As part of the overhaul, the group will now trade under KW Wealth from 2 July.

Ismail said the name change was designed to “frame our new growth plans” as the investment manager looks to win more business in the “fragmented” UK wealth management space that has little brand recognition.

In the year to 31 December 2017, assets under management have edged up only marginally from £1.5bn to £1.7bn.

“The UK market is in a period of major consolidation which offers an opportunity to build a brand, as the market place, particularly in financial planning is fragmented with almost no brand recognition for any competitor,” Ismail said.

Since taking over for ex-chief executive John Morton last September, Ismail has led a major restructuring of the business, cutting out £1.4m of operating costs over the last seven months and extending the firm’s geographical reach in the UK.

It now has hubs in London, Manchester and East Malling in Kent, in addition to its back-office function in Cheltenham and is planning on growing its number of managers and financial planners from 23 to 50 in three years.

The London-based manager said it was now debt free and had ended the year with a net cash position for the first time in its nine-year history.

American acquisitions

Elsewhere the group said it would continue to pursue M&A opportunities as part of its growth strategy.

It had been poised to takeover US broker Newbridge Securities but the deal ultimately fell through earlier this month.
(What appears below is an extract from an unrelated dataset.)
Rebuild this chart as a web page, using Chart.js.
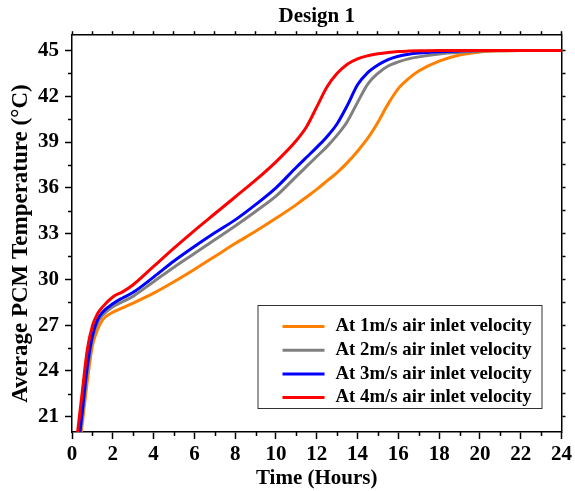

The terminated deal is estimated to have cost the firm £490,000.

Like the UK, Ismail said the US wealth management space was undergoing a similar period of fragmentation, making it an ideal target market for recruiting and acquisitions.

“Our M&A strategy remains central to our business,” Ismail said. “We have stringent criteria to ensure that we deliver value accretive acquisitions and with this in mind, the decision was made not to pursue the acquisition of Newbridge Securities in the USA. However, there is a significant market opportunity, given the fragmented nature of the global wealth management industry, and with this in mind we look forward to updating the market on future opportunities at the appropriate time.”

Board reshuffle

In a separate announcement, the investment group said David Hudd would be joining the board as a non-executive director. Hudd is currently the deputy CEO of law firm Hogan Lovells.

There have been a host of changes to the board within the last year. In addition to Morton’s departure, Kishore Gopaul retired last July and COO Simon Ray stepped down in December.

Three members from major shareholders Kingswood and Astoria, who collectively own 48% of the business, have also joined during the period.